On Air Con Eden, Read evokes memories of a bygone America and warps them into beautiful fever dreams. “I eat my dinner all alone / Roast chicken for one”, a woman half-sings over heavenly Mellotron chords on “Wishbones”, a macabre love story that conjures images of cherry pie and pastel-pink laminate. The lulling title track meanwhile beams us back to the heyday of shopping malls. Worrying about wasted time (“The quickest summer of my life just flew by”), Read retreats into visions of lush indoor gardens and ornate water features: “I'll be in my air-conditioned Eden / Where the seasons never change”.

As Read drifts deeper into these flights of fantasy, malaise creeps in. Like “Air Con Eden”, “Aquarena Springs” unearths a relic of classic Americana – a mid-20th century Texas water park – though this time it serves as a cruel reminder of the ravages of time. The sound of a jacuzzi bubbles beneath a lethargic guitar as Read looks back at a relationship with melancholy. “Do you remember the flowing water… In Aquarena”, he sings, while archive recordings of local newscasts about the park make us long to return to a place we’ve never been to.

On “Somerton Beach”, Read recounts the real-life mystery of an unidentified man who washed up on an Australian beach in 1948. He contrasts the mundane and supernatural to chilling effect, describing a “stranger in a suit and tie” who follows him “straight from beyond and into my soul”. Finger snaps and dark, reverberating guitar tones underscore the obvious Twin Peaks connection.

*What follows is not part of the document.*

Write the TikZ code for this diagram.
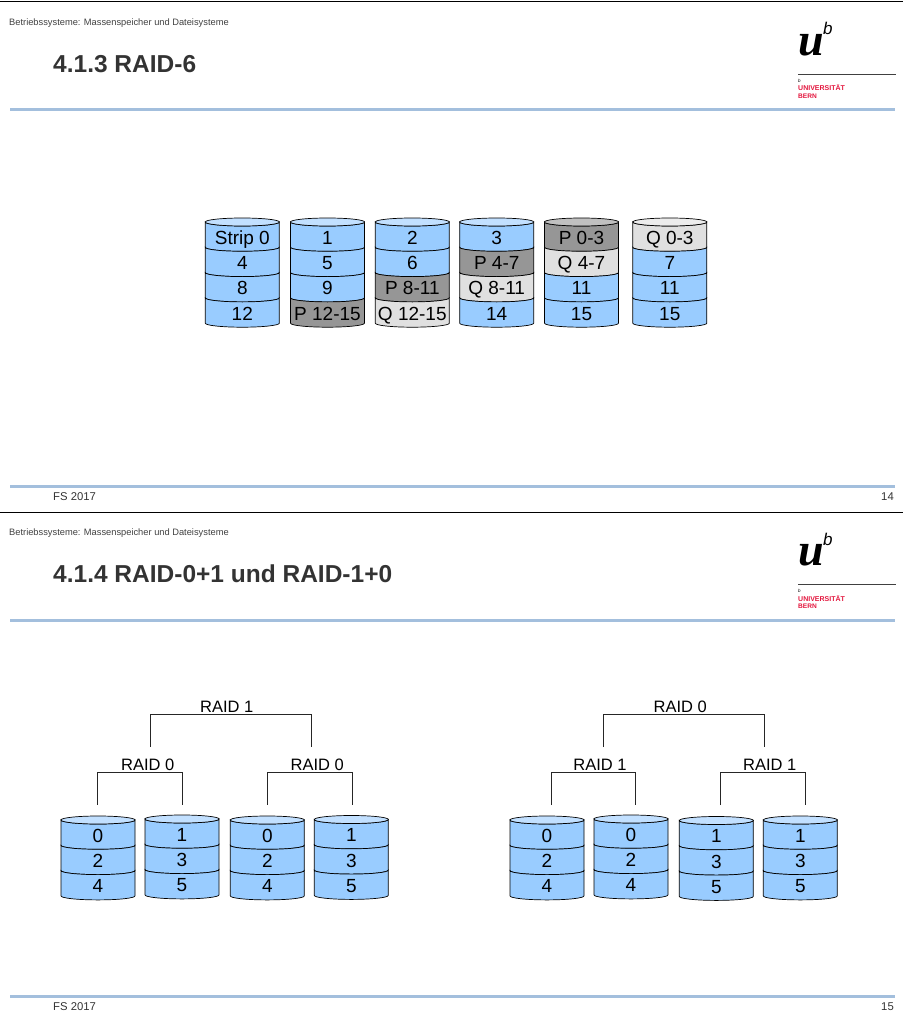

Most of the songs on Air Con Eden are enveloped in this haze of hallucinatory imagery and soporific instrumentals. The wrenching “Water” is a shock to the system. Grounded, unironically sentimental, and unlike anything else on the album, it’s a gorgeous piano ballad about unbearable loneliness. “The glass is half empty,” Read sings lethargically over tense strings. “The glass is half full,” he amends, repeating the words as the familiar tone of his guitar re-emerges, slipping us back into his wistful, Lynchian dreamscapes.